Reconstruction of missing information in diffraction patterns and holograms by iterative phase retrieval

TL;DR

This paper demonstrates that iterative phase retrieval can successfully reconstruct objects from diffraction patterns or holograms even with missing data, depending on the oversampling ratio and distribution of missing values.

Contribution

It introduces a method to recover objects from incomplete diffraction data, quantifying the maximum missing data allowable based on oversampling ratio and distribution.

Findings

Up to 5% missing data can be recovered at s=8.

Maximum missing pixels depend on oversampling ratio s.
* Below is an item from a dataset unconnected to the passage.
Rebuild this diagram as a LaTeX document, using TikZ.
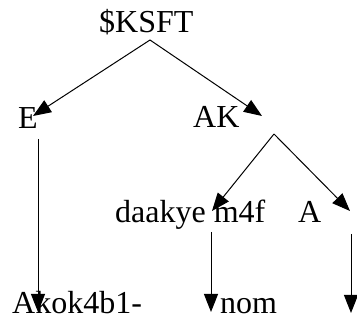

Random distribution of missing data is crucial for successful reconstruction.

Abstract

It is demonstrated that an object distribution can be successfully retrieved from its diffraction pattern or hologram, even if some of the measured intensity samples are missing. The maximum allowable number of missing values depends on the linear oversampling ratio s, where the higher the value of s, the more intensity samples can be missing. For a real-valued object, the ratio of missing pixels to the total number of pixels should not exceed (1 - 2/s^2) or (1 - 1/s^2) in the acquired diffraction pattern or hologram, respectively. For example, even 5% of the measured intensity values at an oversampling ratio of s = 8 are sufficient to simultaneously retrieve the object distribution and the missing intensity values. It is important that the missing intensity values should not be concentrated in the centre, but should be randomly distributed over the acquired diffraction pattern.